## Exercise task
Beginning with the first line, set down every line through the one containing "import * as", exactly as it appears, but not the pictures.

## Recorded information

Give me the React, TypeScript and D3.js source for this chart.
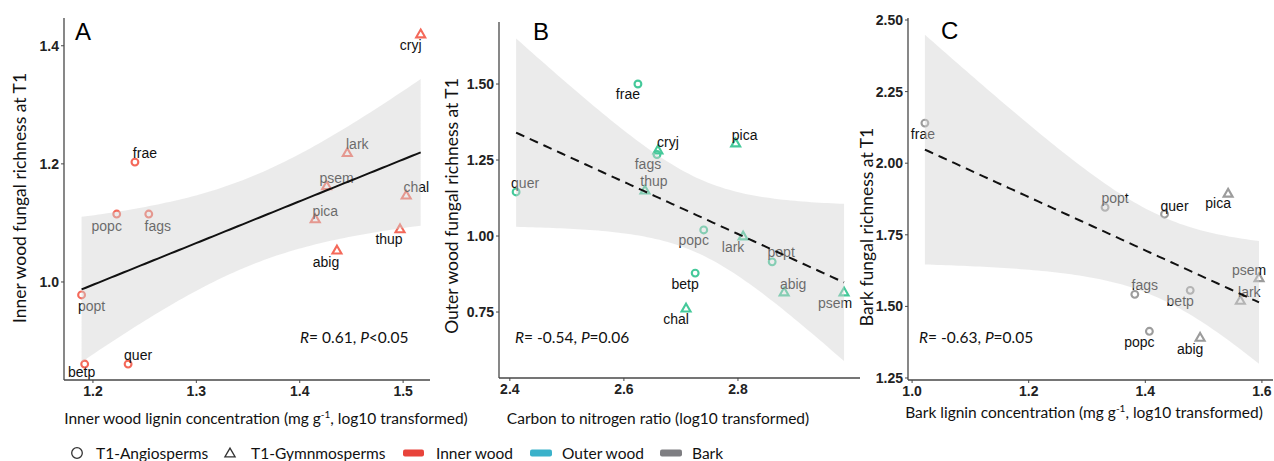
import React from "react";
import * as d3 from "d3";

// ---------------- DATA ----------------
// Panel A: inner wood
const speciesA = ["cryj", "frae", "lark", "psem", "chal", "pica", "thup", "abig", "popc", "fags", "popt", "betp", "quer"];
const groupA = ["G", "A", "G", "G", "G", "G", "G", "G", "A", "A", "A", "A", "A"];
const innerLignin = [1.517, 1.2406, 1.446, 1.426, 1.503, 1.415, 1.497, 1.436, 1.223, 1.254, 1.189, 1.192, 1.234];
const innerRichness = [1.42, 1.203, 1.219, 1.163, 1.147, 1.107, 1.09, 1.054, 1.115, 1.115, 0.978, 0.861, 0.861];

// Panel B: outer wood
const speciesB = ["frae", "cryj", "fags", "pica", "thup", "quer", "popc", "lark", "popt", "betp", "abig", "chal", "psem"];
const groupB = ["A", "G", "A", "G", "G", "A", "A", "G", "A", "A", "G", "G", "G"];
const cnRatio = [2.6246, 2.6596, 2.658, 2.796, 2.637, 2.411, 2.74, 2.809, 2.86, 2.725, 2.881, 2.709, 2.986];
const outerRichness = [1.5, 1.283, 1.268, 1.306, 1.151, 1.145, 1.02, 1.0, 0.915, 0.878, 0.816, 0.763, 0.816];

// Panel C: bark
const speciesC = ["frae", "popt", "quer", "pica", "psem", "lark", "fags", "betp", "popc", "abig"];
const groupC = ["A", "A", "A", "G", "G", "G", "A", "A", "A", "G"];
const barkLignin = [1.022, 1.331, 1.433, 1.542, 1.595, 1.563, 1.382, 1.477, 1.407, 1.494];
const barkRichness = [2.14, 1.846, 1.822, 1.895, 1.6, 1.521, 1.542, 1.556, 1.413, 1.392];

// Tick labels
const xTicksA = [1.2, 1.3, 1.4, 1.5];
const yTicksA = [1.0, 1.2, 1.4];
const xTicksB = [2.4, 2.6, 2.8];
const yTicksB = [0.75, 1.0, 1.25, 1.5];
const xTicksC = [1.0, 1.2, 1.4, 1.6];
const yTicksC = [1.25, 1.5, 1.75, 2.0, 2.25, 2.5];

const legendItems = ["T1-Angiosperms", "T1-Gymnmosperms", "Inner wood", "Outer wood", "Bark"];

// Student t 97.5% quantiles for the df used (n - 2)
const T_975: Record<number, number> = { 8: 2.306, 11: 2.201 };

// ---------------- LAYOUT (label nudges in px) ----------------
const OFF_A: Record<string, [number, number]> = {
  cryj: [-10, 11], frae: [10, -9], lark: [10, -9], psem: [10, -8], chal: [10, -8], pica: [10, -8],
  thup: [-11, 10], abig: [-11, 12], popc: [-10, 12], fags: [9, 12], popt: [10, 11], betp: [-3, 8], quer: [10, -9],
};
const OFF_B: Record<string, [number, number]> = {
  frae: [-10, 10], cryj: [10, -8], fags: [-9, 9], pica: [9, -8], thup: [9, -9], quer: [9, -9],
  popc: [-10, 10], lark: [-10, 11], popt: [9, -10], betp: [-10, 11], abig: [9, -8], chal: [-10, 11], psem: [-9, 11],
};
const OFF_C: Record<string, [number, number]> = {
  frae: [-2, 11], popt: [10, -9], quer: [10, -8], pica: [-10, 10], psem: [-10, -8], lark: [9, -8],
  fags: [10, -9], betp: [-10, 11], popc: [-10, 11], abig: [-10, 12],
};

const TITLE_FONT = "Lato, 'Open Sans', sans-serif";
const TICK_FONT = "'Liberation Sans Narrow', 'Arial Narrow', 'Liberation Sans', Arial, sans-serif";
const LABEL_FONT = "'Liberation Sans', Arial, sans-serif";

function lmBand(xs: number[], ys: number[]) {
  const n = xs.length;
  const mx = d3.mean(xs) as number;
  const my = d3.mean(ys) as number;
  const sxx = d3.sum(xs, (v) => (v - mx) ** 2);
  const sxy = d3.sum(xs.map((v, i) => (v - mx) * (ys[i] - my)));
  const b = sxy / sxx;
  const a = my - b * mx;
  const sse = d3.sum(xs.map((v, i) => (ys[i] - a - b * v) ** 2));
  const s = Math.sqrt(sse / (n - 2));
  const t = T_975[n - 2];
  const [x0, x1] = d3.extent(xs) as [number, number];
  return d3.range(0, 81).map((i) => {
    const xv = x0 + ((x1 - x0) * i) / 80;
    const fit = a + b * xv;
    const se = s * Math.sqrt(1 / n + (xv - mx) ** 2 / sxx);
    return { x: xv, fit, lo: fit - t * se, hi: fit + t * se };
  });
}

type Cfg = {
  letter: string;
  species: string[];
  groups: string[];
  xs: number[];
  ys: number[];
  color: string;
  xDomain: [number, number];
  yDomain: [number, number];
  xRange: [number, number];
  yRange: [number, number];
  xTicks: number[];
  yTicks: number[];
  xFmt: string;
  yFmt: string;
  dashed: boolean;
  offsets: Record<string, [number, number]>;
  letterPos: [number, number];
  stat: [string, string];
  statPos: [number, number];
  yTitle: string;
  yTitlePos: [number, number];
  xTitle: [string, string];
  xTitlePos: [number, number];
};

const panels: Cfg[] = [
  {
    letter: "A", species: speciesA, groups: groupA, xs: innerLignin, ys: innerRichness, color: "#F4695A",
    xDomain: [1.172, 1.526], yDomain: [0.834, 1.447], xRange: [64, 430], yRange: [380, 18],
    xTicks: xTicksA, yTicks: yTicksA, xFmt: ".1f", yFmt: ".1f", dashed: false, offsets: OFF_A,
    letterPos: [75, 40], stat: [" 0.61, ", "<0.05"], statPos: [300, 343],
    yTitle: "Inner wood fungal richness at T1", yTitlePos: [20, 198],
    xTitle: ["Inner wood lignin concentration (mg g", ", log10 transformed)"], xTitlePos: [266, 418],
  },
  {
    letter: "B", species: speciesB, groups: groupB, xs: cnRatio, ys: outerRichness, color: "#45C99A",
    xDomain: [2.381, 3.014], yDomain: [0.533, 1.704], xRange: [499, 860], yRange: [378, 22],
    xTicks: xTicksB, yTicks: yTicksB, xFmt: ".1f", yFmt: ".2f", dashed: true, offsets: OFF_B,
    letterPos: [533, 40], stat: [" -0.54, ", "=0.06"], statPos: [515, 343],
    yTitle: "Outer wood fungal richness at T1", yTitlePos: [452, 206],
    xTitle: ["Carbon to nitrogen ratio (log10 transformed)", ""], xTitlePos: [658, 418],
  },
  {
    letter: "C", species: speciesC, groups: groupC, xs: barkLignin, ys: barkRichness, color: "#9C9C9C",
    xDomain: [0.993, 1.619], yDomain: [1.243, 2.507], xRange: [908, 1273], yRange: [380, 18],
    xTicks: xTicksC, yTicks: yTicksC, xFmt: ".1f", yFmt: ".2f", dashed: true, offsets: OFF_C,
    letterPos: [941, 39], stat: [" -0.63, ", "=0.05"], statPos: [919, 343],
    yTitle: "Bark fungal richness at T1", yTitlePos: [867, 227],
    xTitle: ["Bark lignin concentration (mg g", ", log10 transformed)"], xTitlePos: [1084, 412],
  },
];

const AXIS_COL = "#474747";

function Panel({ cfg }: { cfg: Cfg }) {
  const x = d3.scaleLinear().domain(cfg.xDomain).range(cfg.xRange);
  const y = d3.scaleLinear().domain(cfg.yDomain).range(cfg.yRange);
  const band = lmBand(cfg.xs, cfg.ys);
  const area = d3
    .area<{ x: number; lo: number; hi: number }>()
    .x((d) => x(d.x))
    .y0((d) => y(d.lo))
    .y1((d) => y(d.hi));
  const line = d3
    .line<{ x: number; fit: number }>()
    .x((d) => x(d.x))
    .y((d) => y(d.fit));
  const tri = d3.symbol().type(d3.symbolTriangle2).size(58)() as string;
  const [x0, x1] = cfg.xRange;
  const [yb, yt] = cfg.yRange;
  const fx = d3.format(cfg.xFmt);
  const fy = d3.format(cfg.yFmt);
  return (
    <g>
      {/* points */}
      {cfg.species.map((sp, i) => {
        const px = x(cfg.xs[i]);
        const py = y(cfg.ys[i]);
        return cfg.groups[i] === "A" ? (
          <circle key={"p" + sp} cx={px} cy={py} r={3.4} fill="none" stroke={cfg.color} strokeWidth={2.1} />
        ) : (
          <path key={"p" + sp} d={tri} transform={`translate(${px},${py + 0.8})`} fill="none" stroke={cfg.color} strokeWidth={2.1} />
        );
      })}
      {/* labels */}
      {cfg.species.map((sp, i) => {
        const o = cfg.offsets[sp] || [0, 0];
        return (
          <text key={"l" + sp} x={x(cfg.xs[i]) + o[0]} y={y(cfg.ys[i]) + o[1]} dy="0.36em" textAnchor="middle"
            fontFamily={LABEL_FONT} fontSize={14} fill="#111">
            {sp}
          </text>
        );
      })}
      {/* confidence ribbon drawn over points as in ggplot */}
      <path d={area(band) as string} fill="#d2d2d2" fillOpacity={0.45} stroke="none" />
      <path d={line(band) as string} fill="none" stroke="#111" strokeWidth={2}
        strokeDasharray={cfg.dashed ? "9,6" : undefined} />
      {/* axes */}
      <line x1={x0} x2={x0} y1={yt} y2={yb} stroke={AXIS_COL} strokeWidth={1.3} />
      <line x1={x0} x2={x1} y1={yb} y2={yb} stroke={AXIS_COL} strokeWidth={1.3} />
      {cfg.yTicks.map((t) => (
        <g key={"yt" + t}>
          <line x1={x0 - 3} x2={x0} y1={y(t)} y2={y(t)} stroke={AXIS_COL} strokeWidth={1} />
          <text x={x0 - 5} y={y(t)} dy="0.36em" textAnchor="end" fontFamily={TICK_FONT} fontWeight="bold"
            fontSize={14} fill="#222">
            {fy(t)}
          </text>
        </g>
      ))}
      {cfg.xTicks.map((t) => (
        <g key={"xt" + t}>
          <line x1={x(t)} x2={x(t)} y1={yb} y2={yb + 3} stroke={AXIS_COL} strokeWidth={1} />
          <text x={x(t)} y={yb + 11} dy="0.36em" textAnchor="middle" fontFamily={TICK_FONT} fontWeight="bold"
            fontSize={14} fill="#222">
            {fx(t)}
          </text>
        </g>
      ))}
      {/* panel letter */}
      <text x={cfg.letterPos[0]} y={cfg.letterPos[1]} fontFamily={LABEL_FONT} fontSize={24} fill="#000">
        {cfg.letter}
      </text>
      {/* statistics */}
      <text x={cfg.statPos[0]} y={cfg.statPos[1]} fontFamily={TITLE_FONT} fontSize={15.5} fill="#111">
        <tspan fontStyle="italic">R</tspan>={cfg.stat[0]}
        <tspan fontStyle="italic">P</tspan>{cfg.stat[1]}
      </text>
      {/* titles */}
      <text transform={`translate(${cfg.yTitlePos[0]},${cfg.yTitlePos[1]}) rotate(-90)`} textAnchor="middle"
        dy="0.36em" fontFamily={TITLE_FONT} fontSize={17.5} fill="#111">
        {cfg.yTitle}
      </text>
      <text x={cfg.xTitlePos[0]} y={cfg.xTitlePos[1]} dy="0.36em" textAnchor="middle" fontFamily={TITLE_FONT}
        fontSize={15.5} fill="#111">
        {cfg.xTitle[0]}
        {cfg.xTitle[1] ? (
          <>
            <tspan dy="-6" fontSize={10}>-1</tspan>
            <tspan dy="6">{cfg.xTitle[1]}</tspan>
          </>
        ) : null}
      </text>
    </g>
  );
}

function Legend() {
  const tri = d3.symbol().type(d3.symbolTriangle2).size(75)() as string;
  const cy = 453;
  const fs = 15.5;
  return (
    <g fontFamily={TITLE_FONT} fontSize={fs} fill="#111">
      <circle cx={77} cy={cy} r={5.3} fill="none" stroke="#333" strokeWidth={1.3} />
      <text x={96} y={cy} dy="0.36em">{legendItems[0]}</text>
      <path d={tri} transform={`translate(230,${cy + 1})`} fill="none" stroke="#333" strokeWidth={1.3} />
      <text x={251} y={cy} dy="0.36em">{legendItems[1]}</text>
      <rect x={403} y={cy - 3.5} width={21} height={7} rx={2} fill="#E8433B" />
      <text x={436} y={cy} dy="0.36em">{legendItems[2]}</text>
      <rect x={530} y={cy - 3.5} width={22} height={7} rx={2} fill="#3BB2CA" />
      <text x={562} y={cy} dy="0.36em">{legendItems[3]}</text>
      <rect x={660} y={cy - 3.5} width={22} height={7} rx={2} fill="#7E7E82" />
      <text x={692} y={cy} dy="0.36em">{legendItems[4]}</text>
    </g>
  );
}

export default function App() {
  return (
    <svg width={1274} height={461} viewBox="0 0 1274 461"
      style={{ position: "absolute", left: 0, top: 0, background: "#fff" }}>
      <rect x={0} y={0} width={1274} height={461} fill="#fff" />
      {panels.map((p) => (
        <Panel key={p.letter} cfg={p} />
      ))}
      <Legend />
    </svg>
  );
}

## Full response
Give me the React, TypeScript and D3.js source for this chart.
import React from "react";
import * as d3 from "d3";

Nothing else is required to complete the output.